The new funding will be expand Klara’s messaging platform, which will connect medical teams and patients to centralize all patient-related communication. The goal is to, in the company's words, “build the central nervous system of healthcare, connecting all medical providers, patients and other medical professionals such as pharmacies, labs and specialists together on one platform.”

With Klara, all members of the medical team can send messages, lab results and photos to patients, who can respond, and everything is documented for export to the patient’s EHR. Clinical care teams can also assign patients to staff members, leave internal notes, and refer patients to colleagues. Information is displayed based on a level of importance and timing, so any member can join the conversation at a time that makes sense at the point of care.

“We see healthcare as a network, with doctors and patients being the most important nodes communicating with each other,” Simon Bolz, cofounder and CEO of Klara said in a statement. “If we want to digitize healthcare, we have to build something that both medical staff and patients love using everyday to communicate."

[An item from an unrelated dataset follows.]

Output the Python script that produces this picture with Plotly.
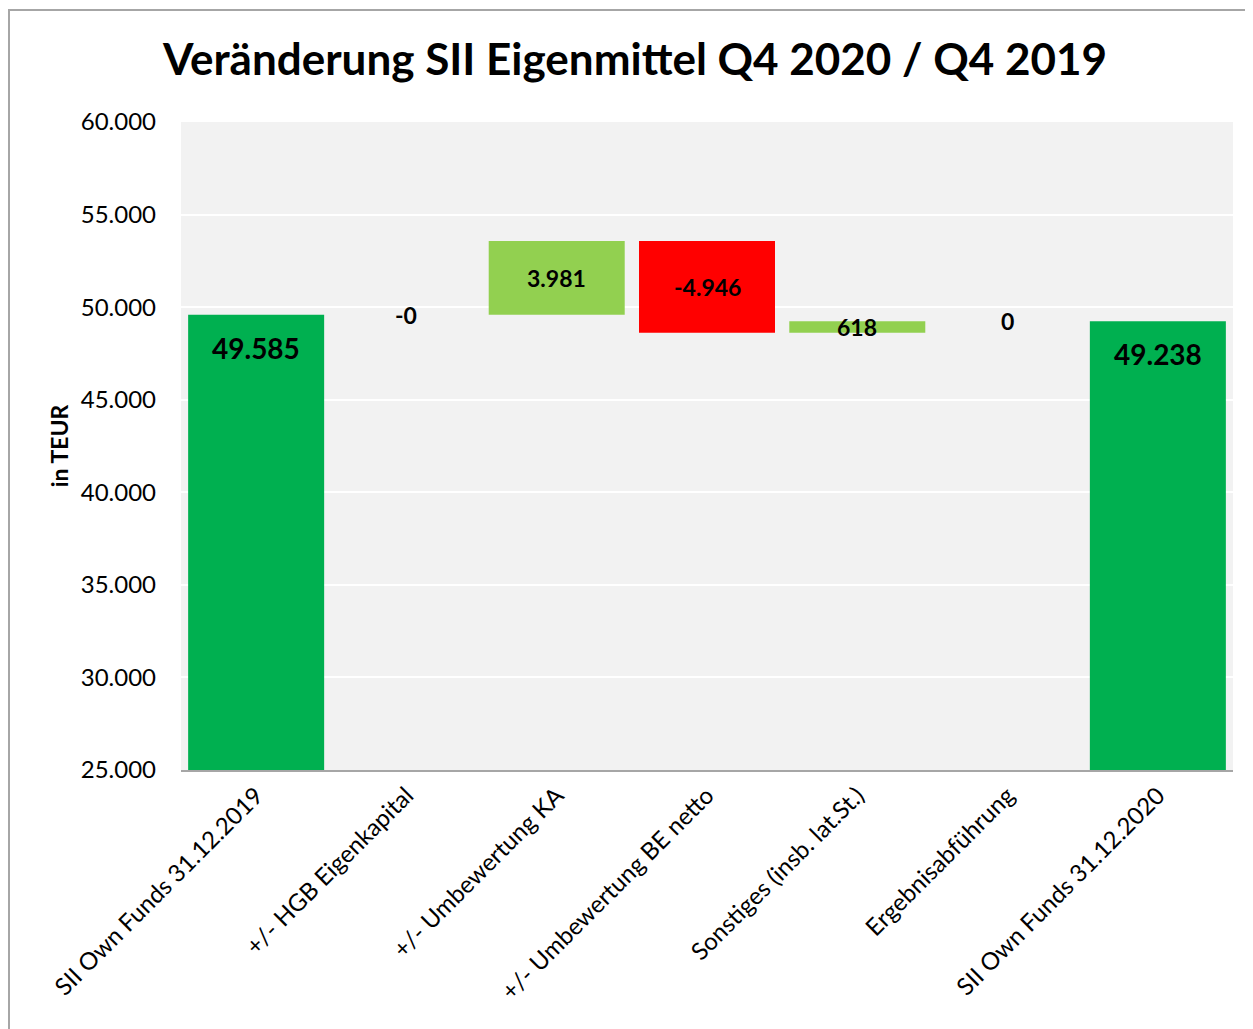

Bolz said time and miscommunication from phone tag and unclear information is the core of the problem Klara is seeking to improve. Since security concerns render email a non-viable alternative and fax is outdated, messaging is the only thing that makes sense.

“Messaging has turned out to be the perfect fabric to build this network, as it has already become the standard way to communicate in our personal and particular lives.” Bolz stated.

Klara, which was founded in 2013, currently has several hundred provider clients who communicate with thousands of patients. Users have reported that it improves communication and quality of care. For investors, they see health messaging as a key area of growth for the mobile health market, as industry reports point to high percentages of clinicians who belive apps are central to patient health.

“We noticed that patients were demanding more from their healthcare providers, and the providers, and the providers were in search of more operational efficiency. Finding one platform that solves those problems, as Klara does, is pretty unique,” said Lerer Hippeau Ventures partner Taylor Greene in a statement. “I was first exposed to the platform while making a doctor’s appointment and it was so easy to use and seamless that I had to find a way to track down the company and invest. That doesn’t happen to me often.”